En vísperas de Navidad de 2009, grupos de piqueteros argentinos cortaban la autopista de Buenos Aires al aeropuerto internacional de Ezeiza y otros se concentraban frente a supermercados de la capital pidiendo diez mil pollos y bolsones de comida para tener una «Navidad feliz». Lo que surgió como un movimiento de resistencia de desocupados frente a las políticas ultraliberales implementadas por el FMI se convirtió con el tiempo en una fuerza de choque de los políticos populistas, quienes la financian con subsidios generales y prebendas a sus fieles «dirigentes». En estos grupos de desocupados crónicos, se ha instalado la cultura del subsidio y la obligatoriedad del Gobierno y de la sociedad de alimentarlos y mantenerlos bajo amenaza de cortar autopistas, saquear supermercados, atacar el Congreso e invadir el centro de las ciudades armados de palos y abanderados con la enseña nacional. Para los piqueteros argentinos, la cultura de la gratuidad es algo legítimo y natural en tanto ellos son el verdadero pueblo y como tal tiene el derecho a la alimentación y a la vivienda. No hablan del derecho al trabajo y por la sencilla razón de que ya cobran un subsidio para que sigan desocupados y permanezcan «en lucha» renuncian a ejercerlo.
Pero la cultura de la gratuidad no es patrimonio exclusivo de los piqueteros argentinos, sino también de un gran sector social de los países desarrollados que a la sombra de internet creen que todo lo que aparezca en la red es suyo. Desde el estudiante que corta y pega información en un trabajo práctico y lo presenta como propio hasta el que descarga música, películas y libros en nombre de derechos fundamentales como el derecho a la información. Como en el caso de los piqueteros que piden pollos para comer en Navidad, los que reclaman contenidos gratuitos parten del falaz argumento de que todo lo que aparezca en la red es de dominio público fomentado por las grandes plataformas, cuyo negocio consiste en el flujo de datos cualquiera sea el contenido de los mismos. De aquí que dé lo mismo transferir música o promover cadenas de mails para ayudar a un supuesto niño perdido o enfermo. Este es el negocio.
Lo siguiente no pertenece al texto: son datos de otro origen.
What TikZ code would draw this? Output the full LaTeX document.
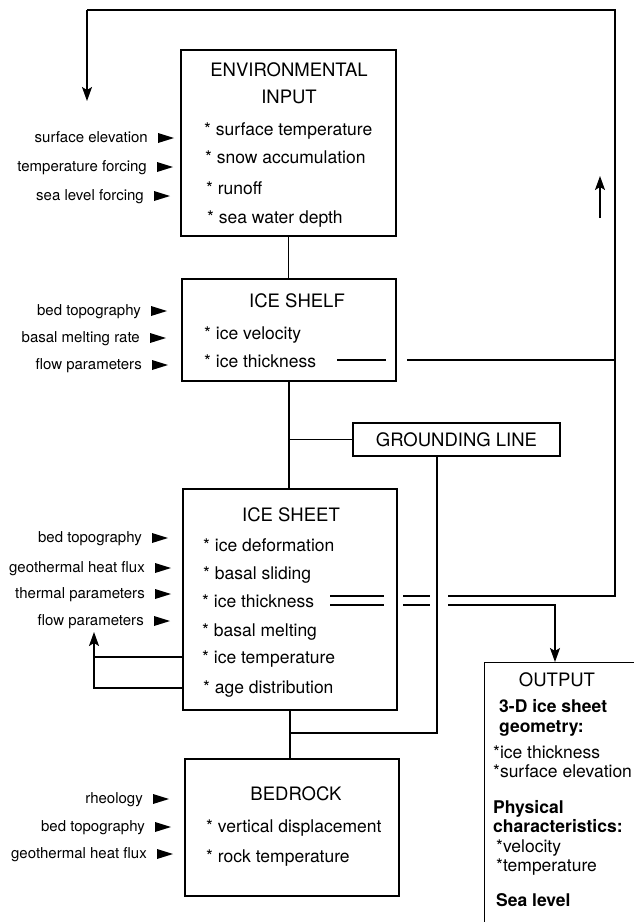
\documentclass[tikz,border=0pt]{standalone}
\usepackage{fontspec}
\setmainfont{TeX Gyre Heros}
\usetikzlibrary{arrows.meta,calc}
\begin{document}
\begin{tikzpicture}[x=1pt,y=-1pt,
  box/.style={draw, line width=1.4pt, inner sep=0pt},
  ttl/.style={font=\fontsize{18.5}{20}\selectfont, inner sep=0pt},
  itm/.style={font=\fontsize{17.5}{20}\selectfont, anchor=west, inner sep=0pt, text height=12.5pt, text depth=3.5pt},
  bitm/.style={itm, font=\fontsize{17.5}{20}\selectfont\bfseries},
  lab/.style={font=\fontsize{15}{17}\selectfont, anchor=east, inner sep=0pt, text height=11pt, text depth=3pt},
  wire/.style={line width=1.4pt},
  arr/.style={wire, -{Stealth[length=14pt,width=10pt,inset=3pt]}}]
\useasboundingbox (0,0) rectangle (634,922);
\clip (0,0) rectangle (634,922);
\newcommand{\inlab}[4]{%
  \node[lab] (#1) at (#3,#4) {#2};
  \fill ($(#1.east)+(10,-5)$) -- ++(16,5) -- ++(-16,5) -- cycle;}

% boxes
\node[box, minimum width=215pt, minimum height=186pt] (env) at (288.5,143) {};
\node[box, minimum width=214pt, minimum height=102pt] (shelf) at (289,330) {};
\node[box, minimum width=214pt, minimum height=221pt] (sheet) at (290,599.5) {};
\node[box, minimum width=214pt, minimum height=137pt] (bed) at (292,827.5) {};
\node[box, minimum width=207pt, minimum height=33pt, ttl] (gl) at (456.5,439.5) {GROUNDING LINE};
\node[box, minimum width=170pt, minimum height=290pt, anchor=north west] (out) at (484,662) {};

% environmental input
\node[ttl] (envt1) at (289,70) {ENVIRONMENTAL};
\node[ttl] (envt2) at (289,97) {INPUT};
\node[itm] (e1) at (204,131) {* surface temperature};
\node[itm] (e2) at (205,159) {* snow accumulation};
\node[itm] (e3) at (206,190) {* runoff};
\node[itm] (e4) at (207,219) {* sea water depth};
\inlab{le1}{surface elevation}{148}{138}
\inlab{le2}{temperature forcing}{147}{167}
\inlab{le3}{sea level forcing}{144}{196}

% ice shelf
\node[ttl] (shelft) at (297,301) {ICE SHELF};
\node[itm] (s1) at (204,335) {* ice velocity};
\node[itm] (s2) at (204,363) {* ice thickness};
\inlab{ls1}{bed topography}{141}{311}
\inlab{ls2}{basal melting rate}{140}{338}
\inlab{ls3}{flow parameters}{142}{365}

% ice sheet
\node[ttl] (sheett) at (291,515) {ICE SHEET};
\node[itm] (h1) at (203,547) {* ice deformation};
\node[itm] (h2) at (203,575) {* basal sliding};
\node[itm] (h3) at (202,603) {* ice thickness};
\node[itm] (h4) at (202,632) {* basal melting};
\node[itm] (h5) at (202,659) {* ice temperature};
\node[itm] (h6) at (203,689) {* age distribution};
\inlab{lh1}{bed topography}{142}{538}
\inlab{lh2}{geothermal heat flux}{145}{568}
\inlab{lh3}{thermal parameters}{145}{594}
\inlab{lh4}{flow parameters}{144}{621}

% bedrock
\node[ttl] (bedt) at (296,794) {BEDROCK};
\node[itm] (b1) at (206,828) {* vertical displacement};
\node[itm] (b2) at (206,858) {* rock temperature};
\inlab{lb1}{rheology}{143}{799}
\inlab{lb2}{bed topography}{145}{827}
\inlab{lb3}{geothermal heat flux}{147}{854}

% output
\node[ttl] (outt) at (557,680) {OUTPUT};
\node[bitm] (o1) at (499,708) {3-D ice sheet};
\node[bitm] (o2) at (499,728) {geometry:};
\node[itm] (o3) at (493,754) {*ice thickness};
\node[itm] (o4) at (493,773) {*surface elevation};
\node[bitm] (o5) at (493,809) {Physical};
\node[bitm] (o6) at (493,828) {characteristics:};
\node[itm] (o7) at (496,848) {*velocity};
\node[itm] (o8) at (496,867) {*temperature};
\node[bitm] (o9) at (496,902) {Sea level};

% coordinates
\coordinate (tl) at (87,10);
\coordinate (tr) at (615,10);
\coordinate (tip1) at (87,101);
\coordinate (upA) at (600,218);
\coordinate (upB) at (600,176);
\coordinate (glx) at (437,0);
\coordinate (j2) at (291,733);
\coordinate (fbA) at (0,657);
\coordinate (fbB) at (0,688);
\coordinate (fbtip) at (94,632);
\coordinate (outx) at (555,0);
\coordinate (sl0) at ($(s2.east)+(21,-3)$);
\coordinate (sl1) at ($(s2.east)+(91,-3)$);
\coordinate (ua) at ($(h3.east)+(16,-7)$);
\coordinate (ub) at ($(h3.east)+(89,-7)$);
\coordinate (uc) at ($(h3.east)+(134,-7)$);
\coordinate (la) at ($(h3.east)+(16,2)$);
\coordinate (lb) at ($(h3.east)+(89,2)$);
\coordinate (lc) at ($(h3.east)+(134,2)$);

% vertical links
\draw[wire] (env.south) -- (env.south |- shelf.north);
\draw[wire] (shelf.south) -- (shelf.south |- sheet.north);
\draw[wire] (shelf.south |- gl.west) -- (gl.west);
\draw[wire] (sheet.south) -- (sheet.south |- bed.north);
\draw[wire] (gl.south -| glx) |- (j2);

% ice shelf thickness line
\draw[wire] (sl0) -- ++(49,0);
\draw[wire] (sl1) -- (sl1 -| tr);

% ice sheet double line, upper to feedback loop
\draw[wire] (ua) -- ++(54,0);
\draw[wire] (ub) -- ++(27,0);
\draw[wire] (uc) -| (tr) -- (tl);
\draw[arr] (tl) -- (tip1);
\draw[arr] (upA) -- (upB);
% lower to output
\draw[wire] (la) -- ++(54,0);
\draw[wire] (lb) -- ++(27,0);
\draw[arr] (lc) -| (out.north -| outx);

% internal feedback loop
\draw[wire] (sheet.west |- fbA) -- (fbA -| fbtip);
\draw[arr] (sheet.west |- fbB) -| (fbtip);
\end{tikzpicture}
\end{document}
El fomento de la idea de gratuidad es el subsidio que las plataformas dan a los internautas para que sigan desocupados y permanezcan «en lucha», sin pensar en que esa gratuidad conculca derechos fundamentales de millones de trabajadores, para quienes la creación de contenidos artísticos es su medio de vida. Atentar contra los derechos de autor que genera la propiedad intelectual es conculcar un derecho fundamental del trabajador, como es el de percibir una remuneración por su trabajo. En el marco del actual sistema económico, la gratuidad de los productos culturales no existe, pues tales productos tienen un coste que ha de ser satisfecho. Esto no invalida que haya individuos o grupos que decidan ceder esos derechos o exponer gratuitamente sus obras en la red o en cualquier otro lugar. Están también en su derecho hacerlo, pero no lo están al querer imponer una decisión particular al resto de los trabajadores culturales, autores de contenidos o criadores de pollos.